Hybrid paths emerging
Rather than an all-in property buying spree, leading operators are testing hybrid models that blend control with capital efficiency:
- Sale-leaseback in reverse / buyback options: Partner with a developer to pre-commit, operate, and secure a future purchase option at stabilization.
- Management contracts (asset-light plus): Operate on a fee/revenue-share basis for landlords; add key-money or capex light contributions to elevate fit-outs without owning the shell.
- Co-investment with private credit/PE: Create SPVs where the operator owns a minority stake, contributes operating expertise, and shares in upside.
- REIT partnerships: Anchor tenancy + long leases to improve underwriting for the REIT; in select cases, operators co-invest at the project level, aligning incentives.
- Build-to-suit (BTS) for enterprises/GCCs: Operators secure long-term enterprise demand, then structure BTS with a developer, capturing quasi-ownership economics through performance-linked fees and profit shares.
Where this matters most in India
- Tier-1 CBD & SBD micro-markets (Bengaluru ORR, Mumbai BKC/SBD, Gurgaon Golf Course Extn., Hyderabad Hitec City): Land is expensive; outright purchase is tough. Expect co-investment, REIT tie-ups, and long-term anchor leases with step-ups.
- Tier-1 peripheral and Tier-2 cities (Pune, Chennai, Kochi, Coimbatore, Indore): Lower entry costs improve the viability of selective acquisitions or strata purchases within Grade-A projects.

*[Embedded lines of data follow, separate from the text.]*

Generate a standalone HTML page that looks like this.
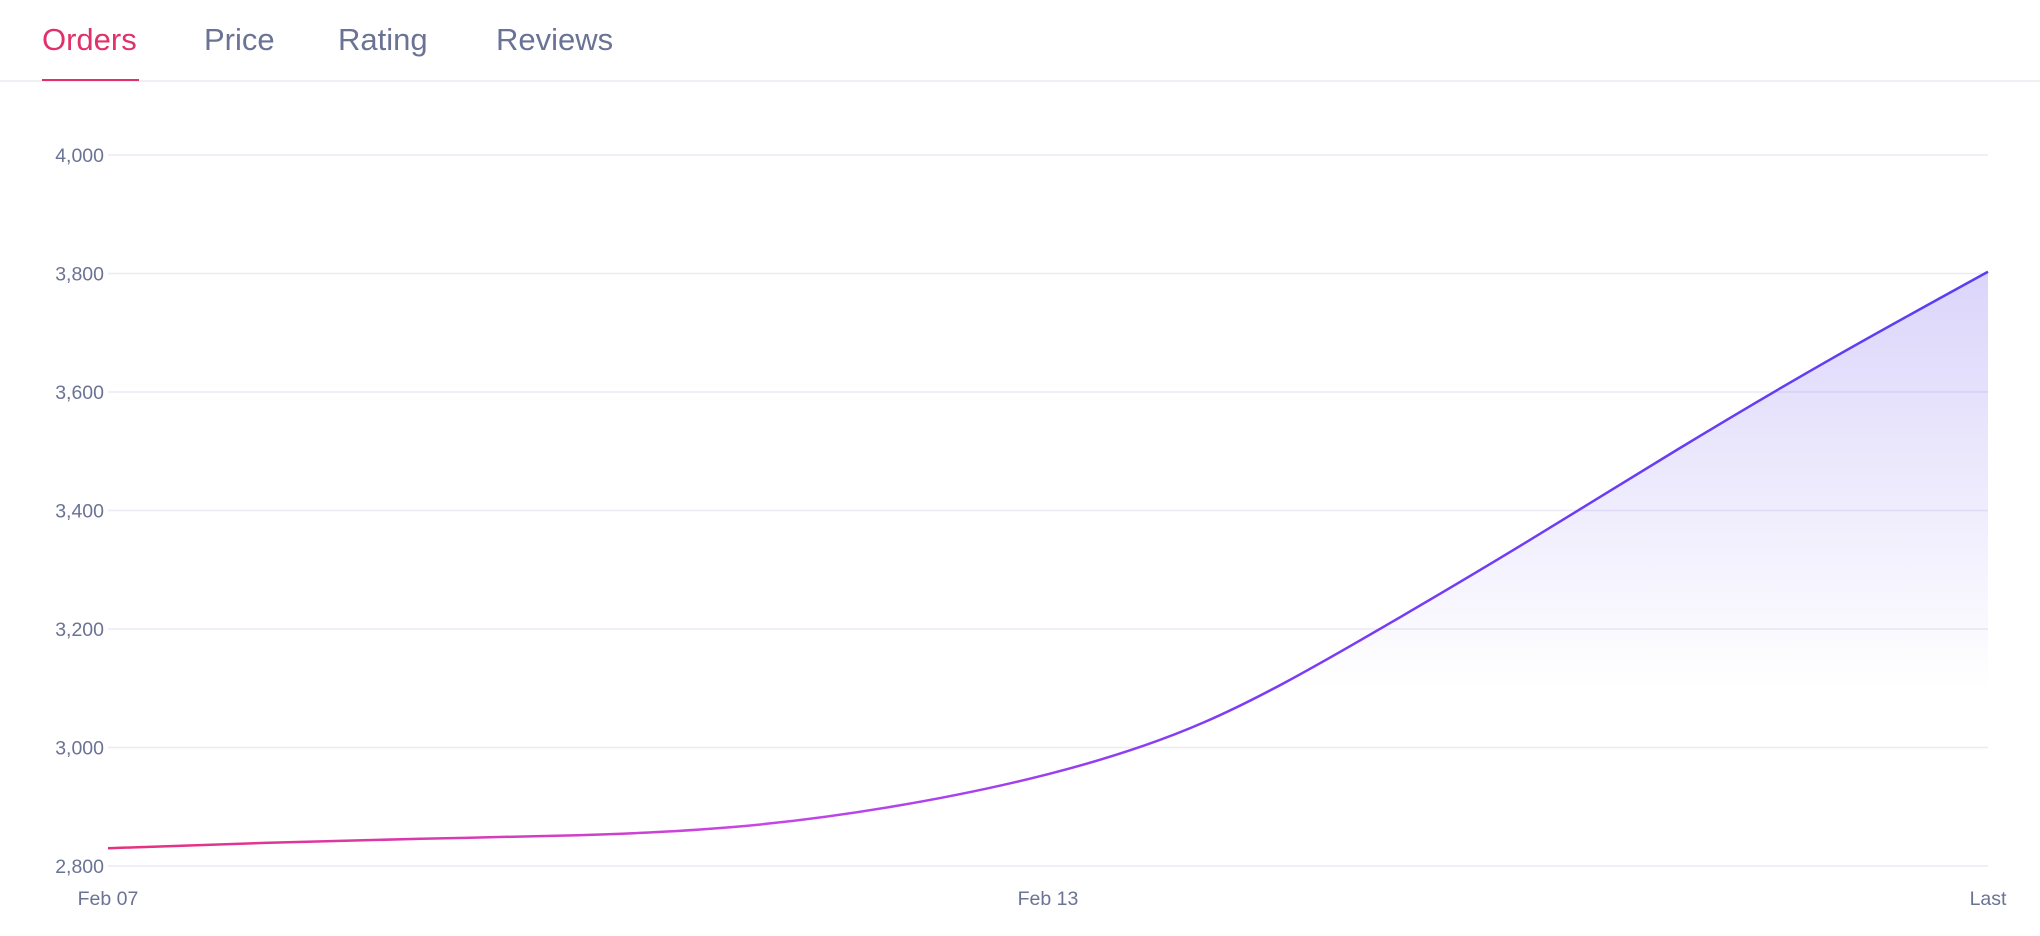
<!DOCTYPE html>
<html><head><meta charset="utf-8"><style>
html,body{margin:0;padding:0;background:#fff;width:2040px;height:936px;overflow:hidden;font-family:"Liberation Sans",sans-serif}
.tabs{position:absolute;left:0;top:0;width:2040px;height:80px;border-bottom:2px solid #eef0f6}
.tab{position:absolute;top:22px;font-size:31px;color:#6b7394;cursor:pointer}
.tab.active{color:#e0316a}
.ul{position:absolute;left:42px;top:79px;width:97px;height:2px;background:#e0316a}
svg{position:absolute;left:0;top:0}
</style></head><body>
<div class="tabs">
<div class="tab active" style="left:42px">Orders</div>
<div class="tab" style="left:204px">Price</div>
<div class="tab" style="left:338px">Rating</div>
<div class="tab" style="left:496px">Reviews</div>
<div class="ul"></div>
</div>
<svg id="chart" width="2040" height="936">
<defs>
<linearGradient id="lg" x1="108" y1="0" x2="1988" y2="0" gradientUnits="userSpaceOnUse">
<stop offset="0" stop-color="#e8307a"/><stop offset="0.35" stop-color="#c646e8"/><stop offset="0.6" stop-color="#7d3cf5"/><stop offset="1" stop-color="#5a3df2"/></linearGradient>
<linearGradient id="fg" x1="0" y1="272" x2="0" y2="690" gradientUnits="userSpaceOnUse">
<stop offset="0" stop-color="#7a63ee" stop-opacity="0.27"/><stop offset="1" stop-color="#7a63ee" stop-opacity="0"/></linearGradient>
</defs>
</svg>
<script>
const categories=["Feb 07","Feb 08","Feb 09","Feb 10","Feb 11","Feb 12","Feb 13","Feb 14","Feb 15","Feb 16","Feb 17","Feb 18","Last"];
const orders=[2830,2839,2846,2852,2866,2900,2955,3043,3182,3338,3500,3656,3803];
const yTicks=[2800,3000,3200,3400,3600,3800,4000];
const xTickLabels=["Feb 07","Feb 13","Last"];
const xTickIdx=[0,6,12];
const NS="http://www.w3.org/2000/svg";
const svg=document.getElementById('chart');
const X0=108,X1=1988,Y0=866,Y1=155,ymin=2800,ymax=4000;
const xs=i=>X0+(X1-X0)*i/(categories.length-1);
const ys=v=>Y0-(v-ymin)/(ymax-ymin)*(Y0-Y1);
function mk(t,a){const e=document.createElementNS(NS,t);for(const k in a)e.setAttribute(k,a[k]);svg.appendChild(e);return e;}
yTicks.forEach(v=>{
const l=mk('line',{x1:X0,x2:X1,y1:ys(v),y2:ys(v),stroke:'#eceaf7','stroke-width':1.5});


const t=mk('text',{x:104,y:ys(v)+7,'text-anchor':'end','font-size':19.5,fill:'#6b7394'});
t.textContent=v.toLocaleString('en-US');


});
xTickIdx.forEach((i,k)=>{
const t=mk('text',{x:xs(i),y:905,'text-anchor':'middle','font-size':19.5,fill:'#6b7394'});
t.textContent=xTickLabels[k];


});
// natural cubic spline
const P=orders.map((v,i)=>[xs(i),ys(v)]);const n=P.length;const h=P[1][0]-P[0][0];
const M=new Array(n).fill(0);
{const a=[],b=[],c=[],r=[];for(let i=1;i<n-1;i++){a.push(1);b.push(4);c.push(1);r.push(6*(P[i+1][1]-2*P[i][1]+P[i-1][1])/(h*h));}
const k=r.length;for(let i=1;i<k;i++){const w=a[i]/b[i-1];b[i]-=w*c[i-1];r[i]-=w*r[i-1];}
const s=new Array(k);s[k-1]=r[k-1]/b[k-1];for(let i=k-2;i>=0;i--)s[i]=(r[i]-c[i]*s[i+1])/b[i];
for(let i=0;i<k;i++)M[i+1]=s[i];}
let path=`M${P[0][0]},${P[0][1]}`;
for(let i=0;i<n-1;i++){
const d0=(P[i+1][1]-P[i][1])/h-h*(2*M[i]+M[i+1])/6;
const d1=(P[i+1][1]-P[i][1])/h+h*(M[i]+2*M[i+1])/6;
path+=` C${P[i][0]+h/3},${P[i][1]+d0*h/3} ${P[i+1][0]-h/3},${P[i+1][1]-d1*h/3} ${P[i+1][0]},${P[i+1][1]}`;}
const area=mk('path',{d:path+` L${X1},${Y0} L${X0},${Y0} Z`,fill:'url(#fg)'});


const line=mk('path',{d:path,fill:'none',stroke:'url(#lg)','stroke-width':2.5});


</script>
</body></html>
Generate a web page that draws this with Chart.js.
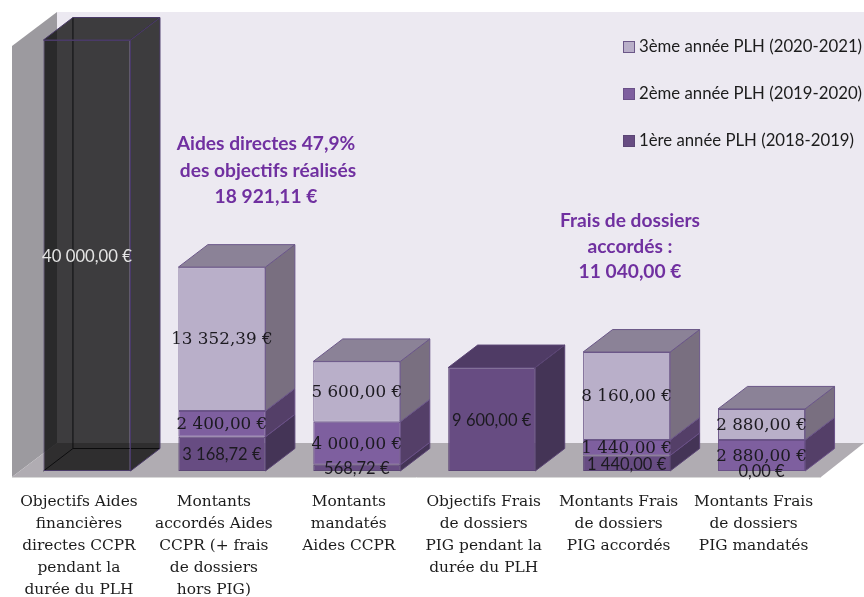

- Transit-oriented mixed-use: Ownership (even partial) can unlock ancillary revenues-retail, F&B, event spaces-that strengthen unit economics.
Financial lens: making the numbers work
- Underwrite like an investor, operate like a hotelier. Stress-test occupancy (enterprise vs. SME mix), price sensitivity, churn, and time-to-stabilization.
- Capex discipline. Modular fit-outs, standardized specs, and vendor frameworks reduce per-seat costs and speed turnarounds.
- ESG as ROI. Energy-efficient systems, green power, and water/waste programs cut opex and attract enterprise/GCC clients with sustainability targets-supporting higher, stickier yields.
- Data advantage. Operators have granular demand visibility by micro-market and unit size; use this to time acquisitions at the building or floor-plate level rather than making broad bets
Risks & mitigations
- Demand shock: Secure multi-year anchor agreements with enterprises/GCCs before acquiring; diversify client mix.
- Interest rate risk: Lock in longer-tenor, fixed-rate debt where possible; maintain refinance buffers.
- Regulatory/approval delays: Prefer brownfield/ready-shell assets; partner with experienced developers.
- Concentration risk: Build a portfolio across cities and asset classes (CBD, SBD, Tier-2) to smooth cycles.
Outlook: selective ownership for durable moats
Over the next 3-5 years, expect India's flex-office sector to bifurcate. Pure asset-light players will thrive on speed and breadth, especially in volatile cycles. In parallel, a cohort of scaled operators will pursue selective ownership or co-ownership in strategic micro-markets, using their demand visibility and operating excellence to convert rental outflows into equity value. The winners will not abandon flexibility; they'll layer ownership where it sharpens their moat-in high-utilization hubs, in buildings where product control matters, and in markets where acquisition pricing and financing align.
For operators evaluating the shift, a simple checklist helps:
- Is there committed enterprise/GCC demand?
- Do the pro-forma yields beat your cost of capital after realistic occupancy stress?
- Can ESG investments cut opex and lift pricing?
- Does the structure preserve agility?